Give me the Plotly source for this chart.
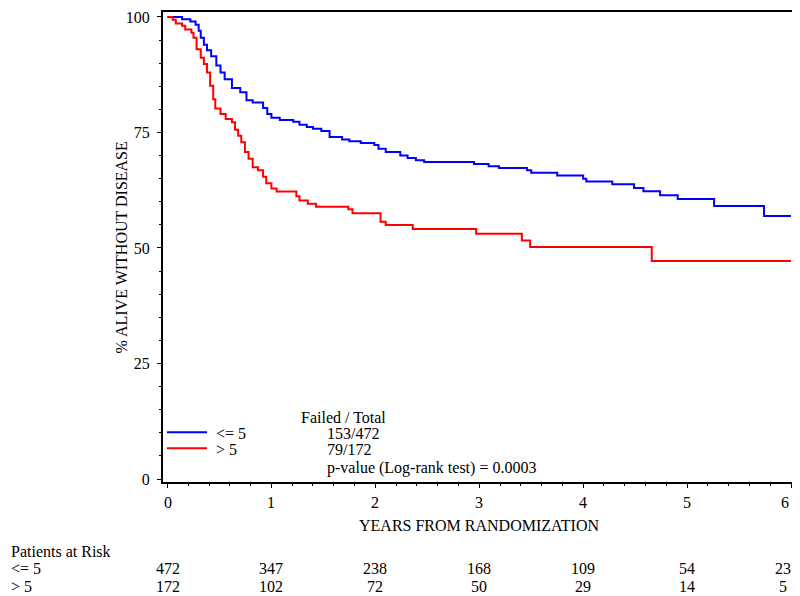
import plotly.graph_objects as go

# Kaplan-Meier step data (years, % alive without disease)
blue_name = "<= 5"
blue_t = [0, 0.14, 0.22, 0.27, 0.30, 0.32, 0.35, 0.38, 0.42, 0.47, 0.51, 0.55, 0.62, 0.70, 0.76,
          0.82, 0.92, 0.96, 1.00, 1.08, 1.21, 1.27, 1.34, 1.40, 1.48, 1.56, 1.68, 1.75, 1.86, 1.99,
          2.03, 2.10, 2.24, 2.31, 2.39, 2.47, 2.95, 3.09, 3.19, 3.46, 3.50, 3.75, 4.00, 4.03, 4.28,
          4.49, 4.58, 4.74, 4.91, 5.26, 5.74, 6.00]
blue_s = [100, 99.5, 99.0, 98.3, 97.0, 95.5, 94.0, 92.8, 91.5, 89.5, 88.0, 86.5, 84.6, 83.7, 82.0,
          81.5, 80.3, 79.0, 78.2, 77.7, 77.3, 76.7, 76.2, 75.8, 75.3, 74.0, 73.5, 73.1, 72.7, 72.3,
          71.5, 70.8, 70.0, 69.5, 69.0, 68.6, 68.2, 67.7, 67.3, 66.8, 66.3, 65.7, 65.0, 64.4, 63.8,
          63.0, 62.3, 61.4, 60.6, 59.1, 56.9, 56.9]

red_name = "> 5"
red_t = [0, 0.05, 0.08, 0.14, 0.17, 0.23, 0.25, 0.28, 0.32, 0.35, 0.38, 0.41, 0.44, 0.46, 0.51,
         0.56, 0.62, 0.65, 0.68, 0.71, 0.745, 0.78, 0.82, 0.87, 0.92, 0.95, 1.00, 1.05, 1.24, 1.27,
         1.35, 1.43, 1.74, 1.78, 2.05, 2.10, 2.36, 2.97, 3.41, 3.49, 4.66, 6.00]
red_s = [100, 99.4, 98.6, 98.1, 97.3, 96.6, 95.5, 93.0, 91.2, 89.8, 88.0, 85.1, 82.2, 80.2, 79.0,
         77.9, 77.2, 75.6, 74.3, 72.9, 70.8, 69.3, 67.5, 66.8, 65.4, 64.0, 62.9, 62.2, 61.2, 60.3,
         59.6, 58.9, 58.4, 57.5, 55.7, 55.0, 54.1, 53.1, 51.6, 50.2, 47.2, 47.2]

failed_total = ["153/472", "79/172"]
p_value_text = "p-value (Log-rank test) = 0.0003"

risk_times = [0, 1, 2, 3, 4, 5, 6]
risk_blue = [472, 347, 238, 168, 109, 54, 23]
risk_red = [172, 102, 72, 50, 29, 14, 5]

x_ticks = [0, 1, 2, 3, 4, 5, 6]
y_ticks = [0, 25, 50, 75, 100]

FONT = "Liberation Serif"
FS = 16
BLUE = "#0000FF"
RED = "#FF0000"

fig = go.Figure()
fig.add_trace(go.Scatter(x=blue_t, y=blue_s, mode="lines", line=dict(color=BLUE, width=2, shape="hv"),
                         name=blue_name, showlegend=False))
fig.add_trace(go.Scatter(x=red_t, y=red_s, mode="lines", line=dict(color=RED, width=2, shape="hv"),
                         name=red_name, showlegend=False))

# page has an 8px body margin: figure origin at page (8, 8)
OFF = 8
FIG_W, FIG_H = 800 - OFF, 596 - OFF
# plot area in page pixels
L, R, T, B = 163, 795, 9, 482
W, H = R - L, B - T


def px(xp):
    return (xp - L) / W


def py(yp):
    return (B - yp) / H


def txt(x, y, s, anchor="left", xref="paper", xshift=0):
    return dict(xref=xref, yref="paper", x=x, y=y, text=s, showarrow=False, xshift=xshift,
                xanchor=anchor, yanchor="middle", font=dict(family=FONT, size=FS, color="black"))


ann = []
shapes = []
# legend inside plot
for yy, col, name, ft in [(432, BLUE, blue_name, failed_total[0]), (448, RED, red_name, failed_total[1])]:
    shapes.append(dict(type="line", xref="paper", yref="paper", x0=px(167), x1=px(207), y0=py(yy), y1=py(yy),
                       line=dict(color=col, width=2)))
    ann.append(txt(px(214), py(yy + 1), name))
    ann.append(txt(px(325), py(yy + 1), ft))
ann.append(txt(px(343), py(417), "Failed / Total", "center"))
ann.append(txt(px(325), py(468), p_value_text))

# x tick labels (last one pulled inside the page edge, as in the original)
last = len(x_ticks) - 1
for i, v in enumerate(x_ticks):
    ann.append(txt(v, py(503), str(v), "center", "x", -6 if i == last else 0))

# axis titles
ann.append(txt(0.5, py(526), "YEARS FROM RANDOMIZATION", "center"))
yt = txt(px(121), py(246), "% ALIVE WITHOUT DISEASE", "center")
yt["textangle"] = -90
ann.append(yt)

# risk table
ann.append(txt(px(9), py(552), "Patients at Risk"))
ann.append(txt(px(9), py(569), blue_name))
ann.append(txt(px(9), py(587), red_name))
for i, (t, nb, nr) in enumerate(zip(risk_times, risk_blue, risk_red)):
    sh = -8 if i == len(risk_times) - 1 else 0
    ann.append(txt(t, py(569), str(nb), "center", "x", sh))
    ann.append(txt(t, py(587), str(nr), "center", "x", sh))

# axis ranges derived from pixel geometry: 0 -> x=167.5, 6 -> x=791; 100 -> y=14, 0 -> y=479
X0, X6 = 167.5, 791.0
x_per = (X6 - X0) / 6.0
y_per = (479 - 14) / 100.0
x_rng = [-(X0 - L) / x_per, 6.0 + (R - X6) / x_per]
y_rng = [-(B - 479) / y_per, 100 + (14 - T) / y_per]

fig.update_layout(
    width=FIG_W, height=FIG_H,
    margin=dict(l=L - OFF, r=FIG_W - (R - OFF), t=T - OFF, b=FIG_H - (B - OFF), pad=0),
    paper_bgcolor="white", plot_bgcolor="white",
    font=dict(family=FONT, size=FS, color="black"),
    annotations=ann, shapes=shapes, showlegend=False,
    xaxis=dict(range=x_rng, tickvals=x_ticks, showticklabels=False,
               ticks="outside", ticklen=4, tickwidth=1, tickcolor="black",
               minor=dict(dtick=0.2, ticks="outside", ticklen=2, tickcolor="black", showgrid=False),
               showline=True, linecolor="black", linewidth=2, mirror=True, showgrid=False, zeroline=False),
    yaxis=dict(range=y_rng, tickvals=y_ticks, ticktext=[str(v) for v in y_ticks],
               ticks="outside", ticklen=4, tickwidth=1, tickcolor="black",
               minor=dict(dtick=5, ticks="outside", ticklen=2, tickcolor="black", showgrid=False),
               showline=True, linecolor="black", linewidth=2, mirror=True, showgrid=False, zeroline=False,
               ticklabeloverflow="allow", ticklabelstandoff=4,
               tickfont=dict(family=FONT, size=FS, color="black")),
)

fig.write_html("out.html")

· · · ·

The request
Except for the pictures, copy the material above exactly.

Task solution
Give me the Plotly source for this chart.
import plotly.graph_objects as go

# Kaplan-Meier step data (years, % alive without disease)
blue_name = "<= 5"
blue_t = [0, 0.14, 0.22, 0.27, 0.30, 0.32, 0.35, 0.38, 0.42, 0.47, 0.51, 0.55, 0.62, 0.70, 0.76,
          0.82, 0.92, 0.96, 1.00, 1.08, 1.21, 1.27, 1.34, 1.40, 1.48, 1.56, 1.68, 1.75, 1.86, 1.99,
          2.03, 2.10, 2.24, 2.31, 2.39, 2.47, 2.95, 3.09, 3.19, 3.46, 3.50, 3.75, 4.00, 4.03, 4.28,
          4.49, 4.58, 4.74, 4.91, 5.26, 5.74, 6.00]
blue_s = [100, 99.5, 99.0, 98.3, 97.0, 95.5, 94.0, 92.8, 91.5, 89.5, 88.0, 86.5, 84.6, 83.7, 82.0,
          81.5, 80.3, 79.0, 78.2, 77.7, 77.3, 76.7, 76.2, 75.8, 75.3, 74.0, 73.5, 73.1, 72.7, 72.3,
          71.5, 70.8, 70.0, 69.5, 69.0, 68.6, 68.2, 67.7, 67.3, 66.8, 66.3, 65.7, 65.0, 64.4, 63.8,
          63.0, 62.3, 61.4, 60.6, 59.1, 56.9, 56.9]

red_name = "> 5"
red_t = [0, 0.05, 0.08, 0.14, 0.17, 0.23, 0.25, 0.28, 0.32, 0.35, 0.38, 0.41, 0.44, 0.46, 0.51,
         0.56, 0.62, 0.65, 0.68, 0.71, 0.745, 0.78, 0.82, 0.87, 0.92, 0.95, 1.00, 1.05, 1.24, 1.27,
         1.35, 1.43, 1.74, 1.78, 2.05, 2.10, 2.36, 2.97, 3.41, 3.49, 4.66, 6.00]
red_s = [100, 99.4, 98.6, 98.1, 97.3, 96.6, 95.5, 93.0, 91.2, 89.8, 88.0, 85.1, 82.2, 80.2, 79.0,
         77.9, 77.2, 75.6, 74.3, 72.9, 70.8, 69.3, 67.5, 66.8, 65.4, 64.0, 62.9, 62.2, 61.2, 60.3,
         59.6, 58.9, 58.4, 57.5, 55.7, 55.0, 54.1, 53.1, 51.6, 50.2, 47.2, 47.2]

failed_total = ["153/472", "79/172"]
p_value_text = "p-value (Log-rank test) = 0.0003"

risk_times = [0, 1, 2, 3, 4, 5, 6]
risk_blue = [472, 347, 238, 168, 109, 54, 23]
risk_red = [172, 102, 72, 50, 29, 14, 5]

x_ticks = [0, 1, 2, 3, 4, 5, 6]
y_ticks = [0, 25, 50, 75, 100]

FONT = "Liberation Serif"
FS = 16
BLUE = "#0000FF"
RED = "#FF0000"

fig = go.Figure()
fig.add_trace(go.Scatter(x=blue_t, y=blue_s, mode="lines", line=dict(color=BLUE, width=2, shape="hv"),
                         name=blue_name, showlegend=False))
fig.add_trace(go.Scatter(x=red_t, y=red_s, mode="lines", line=dict(color=RED, width=2, shape="hv"),
                         name=red_name, showlegend=False))

# page has an 8px body margin: figure origin at page (8, 8)
OFF = 8
FIG_W, FIG_H = 800 - OFF, 596 - OFF
# plot area in page pixels
L, R, T, B = 163, 795, 9, 482
W, H = R - L, B - T


def px(xp):
    return (xp - L) / W


def py(yp):
    return (B - yp) / H


def txt(x, y, s, anchor="left", xref="paper", xshift=0):
    return dict(xref=xref, yref="paper", x=x, y=y, text=s, showarrow=False, xshift=xshift,
                xanchor=anchor, yanchor="middle", font=dict(family=FONT, size=FS, color="black"))


ann = []
shapes = []
# legend inside plot
for yy, col, name, ft in [(432, BLUE, blue_name, failed_total[0]), (448, RED, red_name, failed_total[1])]:
    shapes.append(dict(type="line", xref="paper", yref="paper", x0=px(167), x1=px(207), y0=py(yy), y1=py(yy),
                       line=dict(color=col, width=2)))
    ann.append(txt(px(214), py(yy + 1), name))
    ann.append(txt(px(325), py(yy + 1), ft))
ann.append(txt(px(343), py(417), "Failed / Total", "center"))
ann.append(txt(px(325), py(468), p_value_text))

# x tick labels (last one pulled inside the page edge, as in the original)
last = len(x_ticks) - 1
for i, v in enumerate(x_ticks):
    ann.append(txt(v, py(503), str(v), "center", "x", -6 if i == last else 0))

# axis titles
ann.append(txt(0.5, py(526), "YEARS FROM RANDOMIZATION", "center"))
yt = txt(px(121), py(246), "% ALIVE WITHOUT DISEASE", "center")
yt["textangle"] = -90
ann.append(yt)

# risk table
ann.append(txt(px(9), py(552), "Patients at Risk"))
ann.append(txt(px(9), py(569), blue_name))
ann.append(txt(px(9), py(587), red_name))
for i, (t, nb, nr) in enumerate(zip(risk_times, risk_blue, risk_red)):
    sh = -8 if i == len(risk_times) - 1 else 0
    ann.append(txt(t, py(569), str(nb), "center", "x", sh))
    ann.append(txt(t, py(587), str(nr), "center", "x", sh))

# axis ranges derived from pixel geometry: 0 -> x=167.5, 6 -> x=791; 100 -> y=14, 0 -> y=479
X0, X6 = 167.5, 791.0
x_per = (X6 - X0) / 6.0
y_per = (479 - 14) / 100.0
x_rng = [-(X0 - L) / x_per, 6.0 + (R - X6) / x_per]
y_rng = [-(B - 479) / y_per, 100 + (14 - T) / y_per]

fig.update_layout(
    width=FIG_W, height=FIG_H,
    margin=dict(l=L - OFF, r=FIG_W - (R - OFF), t=T - OFF, b=FIG_H - (B - OFF), pad=0),
    paper_bgcolor="white", plot_bgcolor="white",
    font=dict(family=FONT, size=FS, color="black"),
    annotations=ann, shapes=shapes, showlegend=False,
    xaxis=dict(range=x_rng, tickvals=x_ticks, showticklabels=False,
               ticks="outside", ticklen=4, tickwidth=1, tickcolor="black",
               minor=dict(dtick=0.2, ticks="outside", ticklen=2, tickcolor="black", showgrid=False),
               showline=True, linecolor="black", linewidth=2, mirror=True, showgrid=False, zeroline=False),
    yaxis=dict(range=y_rng, tickvals=y_ticks, ticktext=[str(v) for v in y_ticks],
               ticks="outside", ticklen=4, tickwidth=1, tickcolor="black",
               minor=dict(dtick=5, ticks="outside", ticklen=2, tickcolor="black", showgrid=False),
               showline=True, linecolor="black", linewidth=2, mirror=True, showgrid=False, zeroline=False,
               ticklabeloverflow="allow", ticklabelstandoff=4,
               tickfont=dict(family=FONT, size=FS, color="black")),
)

fig.write_html("out.html")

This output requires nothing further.